National Lecture Program

AIA Lecturer: Liv Mariah Yarrow

Affiliation: Brooklyn College CUNY

Liv Mariah Yarrow is a Professor at the City University of New York, in Classics at Brooklyn College and in Classics and History at the Graduate Center.  She received her D.Phil. and M.Phil. in Ancient History from Brasenose College, Oxford University, and her B.A. from George Washington University. Her areas of specialization are the Roman Republic, numismatics, and historiography.  Her publications include The Roman Republic to 49 BCE: Using Coins as Sources (2020), and she has made significant contributions to the Roman Republican Die Project and the Roman Provincial Coinage Online project. Professor Yarrow is the AIA Metcalf Lecturer for 2021/2022. 

Abstracts:


Some of the officials who struck coins on behalf of the Roman state in the last century of the republic used secondary symbols to mark batches of coins at the point of manufacture, commonly called control-marks.  A few officials created systems that very carefully paired symbols on the “heads” (obverse) and “tails” (reverse) dies. These pairing show us objects that were common in everyday lives of the Romans.  Some are familiar from occupational funerary reliefs or objects found in the excavations of shops in Pompeii; others connect to religious or military life. However, many symbols remain a mystery and sometimes the best clue is trying to understand the logic of the pairing when one symbol is known and the other is not.  The process of decoding the pairings can help us better understand the objects familiar to ordinary Romans and how Romans thought about and even used those objects. Moreover, the function of the symbols on the coinage itself is still much disputed, but the current research of The Roman Republican Die Project (co-directed by the lecturer and Dr.

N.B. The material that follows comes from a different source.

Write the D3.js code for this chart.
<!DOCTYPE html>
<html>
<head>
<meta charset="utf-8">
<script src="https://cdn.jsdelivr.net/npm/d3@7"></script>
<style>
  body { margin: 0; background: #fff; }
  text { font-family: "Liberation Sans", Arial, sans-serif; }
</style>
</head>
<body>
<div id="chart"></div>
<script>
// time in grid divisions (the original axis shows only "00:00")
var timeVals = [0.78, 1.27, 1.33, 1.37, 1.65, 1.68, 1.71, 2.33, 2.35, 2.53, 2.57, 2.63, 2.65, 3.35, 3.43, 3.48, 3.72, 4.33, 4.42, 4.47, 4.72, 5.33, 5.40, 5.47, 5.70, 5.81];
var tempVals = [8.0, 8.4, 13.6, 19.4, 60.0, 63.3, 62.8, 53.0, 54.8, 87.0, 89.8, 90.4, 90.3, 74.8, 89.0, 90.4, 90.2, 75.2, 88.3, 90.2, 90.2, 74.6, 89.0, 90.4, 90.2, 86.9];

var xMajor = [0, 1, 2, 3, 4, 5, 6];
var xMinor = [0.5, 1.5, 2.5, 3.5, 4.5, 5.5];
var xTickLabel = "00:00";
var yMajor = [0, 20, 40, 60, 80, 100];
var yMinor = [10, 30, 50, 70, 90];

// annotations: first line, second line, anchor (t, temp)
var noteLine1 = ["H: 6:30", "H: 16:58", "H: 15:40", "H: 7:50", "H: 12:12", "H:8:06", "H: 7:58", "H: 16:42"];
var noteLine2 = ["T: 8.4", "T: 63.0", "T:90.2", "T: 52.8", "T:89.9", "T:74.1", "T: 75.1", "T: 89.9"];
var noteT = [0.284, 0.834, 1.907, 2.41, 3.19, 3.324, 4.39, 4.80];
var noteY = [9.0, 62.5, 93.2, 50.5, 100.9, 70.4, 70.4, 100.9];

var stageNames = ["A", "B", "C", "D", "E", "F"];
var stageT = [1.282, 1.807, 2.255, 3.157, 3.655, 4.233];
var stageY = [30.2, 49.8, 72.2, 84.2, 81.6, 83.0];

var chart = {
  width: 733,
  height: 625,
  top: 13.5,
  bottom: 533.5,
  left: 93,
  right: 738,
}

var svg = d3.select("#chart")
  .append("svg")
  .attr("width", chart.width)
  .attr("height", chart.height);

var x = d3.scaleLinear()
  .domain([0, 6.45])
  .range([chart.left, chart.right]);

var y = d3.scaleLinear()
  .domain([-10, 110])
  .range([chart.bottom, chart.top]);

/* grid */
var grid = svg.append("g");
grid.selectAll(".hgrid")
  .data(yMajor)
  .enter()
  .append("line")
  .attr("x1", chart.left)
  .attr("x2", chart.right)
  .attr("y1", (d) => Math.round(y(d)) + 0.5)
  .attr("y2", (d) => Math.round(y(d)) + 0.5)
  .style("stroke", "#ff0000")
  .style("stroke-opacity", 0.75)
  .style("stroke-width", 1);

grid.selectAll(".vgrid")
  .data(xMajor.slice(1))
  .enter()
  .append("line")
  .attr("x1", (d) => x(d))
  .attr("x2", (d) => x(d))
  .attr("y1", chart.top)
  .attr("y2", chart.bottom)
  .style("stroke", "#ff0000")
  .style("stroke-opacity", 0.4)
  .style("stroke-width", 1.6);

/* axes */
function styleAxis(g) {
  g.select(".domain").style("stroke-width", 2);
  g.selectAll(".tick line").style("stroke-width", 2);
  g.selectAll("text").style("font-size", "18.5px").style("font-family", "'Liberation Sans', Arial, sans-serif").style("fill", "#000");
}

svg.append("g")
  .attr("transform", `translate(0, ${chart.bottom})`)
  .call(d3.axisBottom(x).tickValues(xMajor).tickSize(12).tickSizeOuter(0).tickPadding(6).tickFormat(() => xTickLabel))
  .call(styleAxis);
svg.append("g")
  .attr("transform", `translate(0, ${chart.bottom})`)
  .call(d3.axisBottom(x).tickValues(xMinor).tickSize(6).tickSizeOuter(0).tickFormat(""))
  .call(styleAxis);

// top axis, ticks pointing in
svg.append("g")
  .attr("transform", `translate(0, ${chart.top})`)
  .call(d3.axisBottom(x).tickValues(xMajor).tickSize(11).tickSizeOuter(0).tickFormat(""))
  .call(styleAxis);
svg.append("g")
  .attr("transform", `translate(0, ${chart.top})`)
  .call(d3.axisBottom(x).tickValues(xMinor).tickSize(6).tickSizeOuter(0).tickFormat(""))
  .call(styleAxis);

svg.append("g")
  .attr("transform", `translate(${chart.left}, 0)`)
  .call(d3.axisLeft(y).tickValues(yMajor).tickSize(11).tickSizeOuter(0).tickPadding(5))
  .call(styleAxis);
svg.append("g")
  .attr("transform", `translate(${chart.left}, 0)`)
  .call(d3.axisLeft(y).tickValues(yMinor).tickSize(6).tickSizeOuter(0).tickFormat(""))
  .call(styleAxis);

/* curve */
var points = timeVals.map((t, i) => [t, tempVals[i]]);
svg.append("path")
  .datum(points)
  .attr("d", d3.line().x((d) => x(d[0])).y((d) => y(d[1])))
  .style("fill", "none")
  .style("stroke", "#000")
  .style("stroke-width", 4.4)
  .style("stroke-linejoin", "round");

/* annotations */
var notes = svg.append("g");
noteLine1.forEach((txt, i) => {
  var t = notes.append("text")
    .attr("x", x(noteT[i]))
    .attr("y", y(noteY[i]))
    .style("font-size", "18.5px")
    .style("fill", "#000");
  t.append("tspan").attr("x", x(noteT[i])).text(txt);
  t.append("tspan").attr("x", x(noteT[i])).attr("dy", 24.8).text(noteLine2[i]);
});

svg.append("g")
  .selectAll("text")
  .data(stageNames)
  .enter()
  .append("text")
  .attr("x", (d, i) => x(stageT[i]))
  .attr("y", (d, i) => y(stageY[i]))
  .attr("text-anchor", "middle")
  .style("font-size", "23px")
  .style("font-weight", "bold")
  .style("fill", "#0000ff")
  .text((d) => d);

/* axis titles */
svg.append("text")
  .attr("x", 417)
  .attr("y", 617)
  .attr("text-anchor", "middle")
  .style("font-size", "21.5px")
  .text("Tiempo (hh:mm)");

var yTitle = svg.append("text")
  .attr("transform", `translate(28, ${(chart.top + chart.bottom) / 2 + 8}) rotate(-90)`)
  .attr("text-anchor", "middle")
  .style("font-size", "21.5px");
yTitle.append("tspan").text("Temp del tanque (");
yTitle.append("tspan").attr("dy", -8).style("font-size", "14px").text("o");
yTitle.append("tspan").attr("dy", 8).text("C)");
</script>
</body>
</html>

Lucia Carbone, American Numismatic Society) is vastly improving our available data.  This project seeks to preserve and expand the work of Richard Schaefer to document every attested die used to strike coins at the Roman Mint.  This vast archive of more that 300,000 images is helping solve the mystery of the control marks, both their function in the manufacture of coins and what the symbols themselves represent.

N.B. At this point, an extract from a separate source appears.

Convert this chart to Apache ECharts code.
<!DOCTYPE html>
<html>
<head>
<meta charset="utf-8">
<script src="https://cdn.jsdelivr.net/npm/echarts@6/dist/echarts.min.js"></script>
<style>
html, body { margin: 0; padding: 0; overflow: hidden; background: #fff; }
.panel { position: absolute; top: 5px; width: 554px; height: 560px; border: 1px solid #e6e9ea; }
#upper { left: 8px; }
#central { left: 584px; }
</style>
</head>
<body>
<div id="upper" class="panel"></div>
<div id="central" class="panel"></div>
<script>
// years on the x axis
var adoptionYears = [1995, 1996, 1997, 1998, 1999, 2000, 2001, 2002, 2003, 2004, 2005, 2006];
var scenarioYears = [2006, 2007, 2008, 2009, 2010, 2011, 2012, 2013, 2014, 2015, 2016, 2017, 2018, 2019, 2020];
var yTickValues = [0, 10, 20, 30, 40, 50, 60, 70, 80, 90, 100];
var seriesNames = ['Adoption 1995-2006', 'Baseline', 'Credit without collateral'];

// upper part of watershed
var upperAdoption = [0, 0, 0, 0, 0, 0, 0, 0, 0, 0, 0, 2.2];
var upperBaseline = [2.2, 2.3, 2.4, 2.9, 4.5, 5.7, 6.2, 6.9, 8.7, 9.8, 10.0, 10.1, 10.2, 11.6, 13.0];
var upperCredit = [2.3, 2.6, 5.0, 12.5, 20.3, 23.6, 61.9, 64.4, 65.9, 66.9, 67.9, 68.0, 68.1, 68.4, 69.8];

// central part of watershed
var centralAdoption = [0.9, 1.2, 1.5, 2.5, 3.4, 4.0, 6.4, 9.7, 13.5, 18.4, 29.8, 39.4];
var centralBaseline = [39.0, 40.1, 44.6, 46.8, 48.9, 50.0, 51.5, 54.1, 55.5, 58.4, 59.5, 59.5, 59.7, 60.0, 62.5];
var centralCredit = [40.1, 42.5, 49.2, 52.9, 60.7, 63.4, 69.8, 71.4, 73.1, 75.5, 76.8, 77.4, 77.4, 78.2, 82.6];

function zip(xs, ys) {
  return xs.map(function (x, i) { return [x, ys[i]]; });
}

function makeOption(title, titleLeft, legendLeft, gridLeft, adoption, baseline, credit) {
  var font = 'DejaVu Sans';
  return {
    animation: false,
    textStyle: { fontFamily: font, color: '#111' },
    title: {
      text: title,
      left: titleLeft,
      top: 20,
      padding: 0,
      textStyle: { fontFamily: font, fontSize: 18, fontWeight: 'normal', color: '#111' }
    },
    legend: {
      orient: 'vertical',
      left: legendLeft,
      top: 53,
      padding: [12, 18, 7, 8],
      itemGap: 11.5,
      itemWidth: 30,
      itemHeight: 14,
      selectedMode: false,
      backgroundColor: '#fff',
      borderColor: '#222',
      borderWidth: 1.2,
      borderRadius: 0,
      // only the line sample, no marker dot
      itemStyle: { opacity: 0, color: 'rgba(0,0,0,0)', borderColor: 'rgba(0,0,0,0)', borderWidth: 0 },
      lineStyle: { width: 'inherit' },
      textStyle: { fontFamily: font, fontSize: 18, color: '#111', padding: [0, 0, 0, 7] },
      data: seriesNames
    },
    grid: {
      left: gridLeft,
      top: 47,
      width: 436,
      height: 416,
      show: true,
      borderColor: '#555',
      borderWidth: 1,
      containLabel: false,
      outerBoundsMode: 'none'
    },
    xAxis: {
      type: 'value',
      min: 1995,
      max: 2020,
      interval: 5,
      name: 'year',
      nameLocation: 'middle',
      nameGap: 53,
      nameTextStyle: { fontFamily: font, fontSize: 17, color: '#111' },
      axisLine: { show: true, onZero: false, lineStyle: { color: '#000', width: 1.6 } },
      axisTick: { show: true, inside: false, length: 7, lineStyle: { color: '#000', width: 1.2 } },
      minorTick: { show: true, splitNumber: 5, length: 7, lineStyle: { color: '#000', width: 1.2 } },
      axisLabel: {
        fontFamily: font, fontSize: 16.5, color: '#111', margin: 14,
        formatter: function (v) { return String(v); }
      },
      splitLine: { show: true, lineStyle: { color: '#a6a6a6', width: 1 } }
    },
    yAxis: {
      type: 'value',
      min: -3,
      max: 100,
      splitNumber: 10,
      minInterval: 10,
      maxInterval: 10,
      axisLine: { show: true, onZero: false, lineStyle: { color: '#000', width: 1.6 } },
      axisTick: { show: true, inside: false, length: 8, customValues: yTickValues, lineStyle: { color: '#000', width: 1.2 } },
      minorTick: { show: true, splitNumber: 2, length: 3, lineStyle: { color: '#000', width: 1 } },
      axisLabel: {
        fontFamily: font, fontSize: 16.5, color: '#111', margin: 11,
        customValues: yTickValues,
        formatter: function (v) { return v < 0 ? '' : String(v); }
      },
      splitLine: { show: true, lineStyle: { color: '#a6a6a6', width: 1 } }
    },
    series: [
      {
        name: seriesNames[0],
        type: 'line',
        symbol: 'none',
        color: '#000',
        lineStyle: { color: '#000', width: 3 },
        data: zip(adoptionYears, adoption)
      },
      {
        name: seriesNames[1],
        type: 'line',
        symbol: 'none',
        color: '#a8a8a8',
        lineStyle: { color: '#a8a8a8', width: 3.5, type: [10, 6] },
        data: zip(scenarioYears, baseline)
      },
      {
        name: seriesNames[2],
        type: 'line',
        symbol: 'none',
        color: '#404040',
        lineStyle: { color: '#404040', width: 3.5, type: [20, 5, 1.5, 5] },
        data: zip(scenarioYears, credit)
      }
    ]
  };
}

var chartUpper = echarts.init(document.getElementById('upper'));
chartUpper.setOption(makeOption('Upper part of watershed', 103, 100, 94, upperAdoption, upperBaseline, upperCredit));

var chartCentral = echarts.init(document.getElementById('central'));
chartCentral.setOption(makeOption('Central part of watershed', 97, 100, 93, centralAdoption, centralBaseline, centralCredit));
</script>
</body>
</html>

This image-rich lecture connects to the current research of the lecturer and is easily adaptable to the interests of many audiences, from enthusiastic members of the public to professional archaeologists and researchers, especially those interested in ancient trade and manufacture.  Participants of all levels will be invited to share what they see and help solve the most puzzling images.

 

Short bibliography and/or website on lecture topic:

L.M. Yarrow, The Roman Republic to 49 BCE: Using Coins as Source (Cambridge 2021), esp. pp. 45-55.

F.L. Holt, When Money Talks: A History of Coins and Numismatics (Oxford 2021).